A thick ash cloud around the volcano has made monitoring its eruptions difficult and also caused ash to settle on nearby villages.
Lava flows on Tuesday also forced police to set up checkpoints to keep tourists a safe distance from the volcano.
While currently at a level three warning, an upgrade to level four would result in forced evacuations across a larger impact area.
In an attempt to keep local villagers from returning to their homes to check on farm animals, officials have planned to set up evacuation areas for animals, including water buffaloes, cows, pigs and poultry, according to Office of Civil Defense regional director Claudio Yucot.
Despite being a popular tourist attraction, Mount Mayon has erupted around 50 times in the past 500 years.
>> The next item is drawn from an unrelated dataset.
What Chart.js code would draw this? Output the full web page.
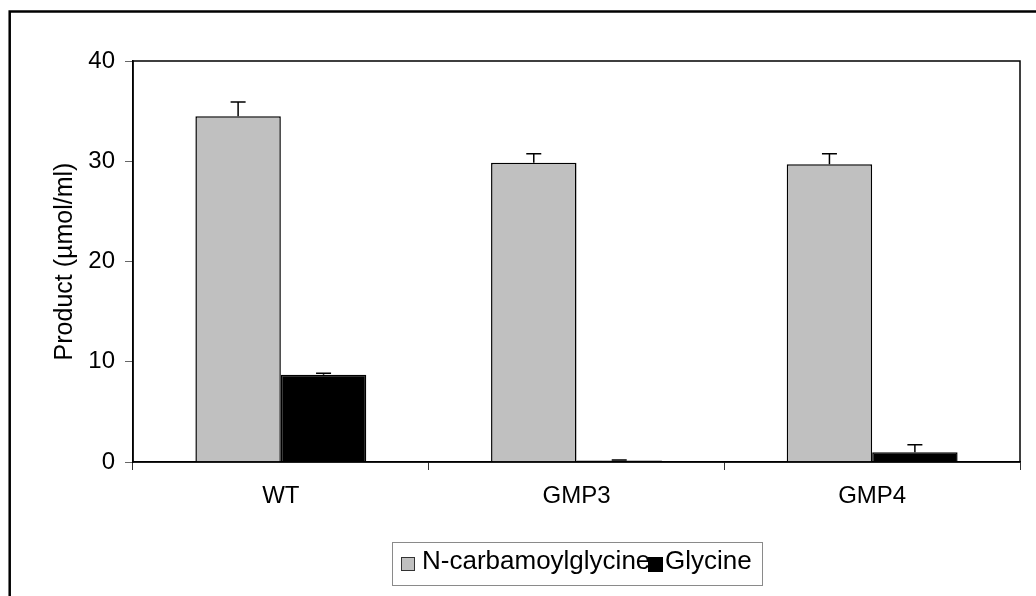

The 2,460-metre (8,070-foot) Mayon, has a long history of deadly eruptions.
An eruption in 1814 killed 1,200 people and buried an entire town in a volcanic mudflow.
A larger scale eruption could result in more widespread evacuations and travel disruption as the volcano sits less than 16 km (10 miles) from Legazpi City, the capital of Albay province.
To exaggerate the problem continuous heavy rains recently could lead to volcanic mudflows (lahar flows).
Daily showers and localized downpours are expected across the area through at least Thursday.
Any downpours will heighten the risk of flooding and mudflows around the volcano.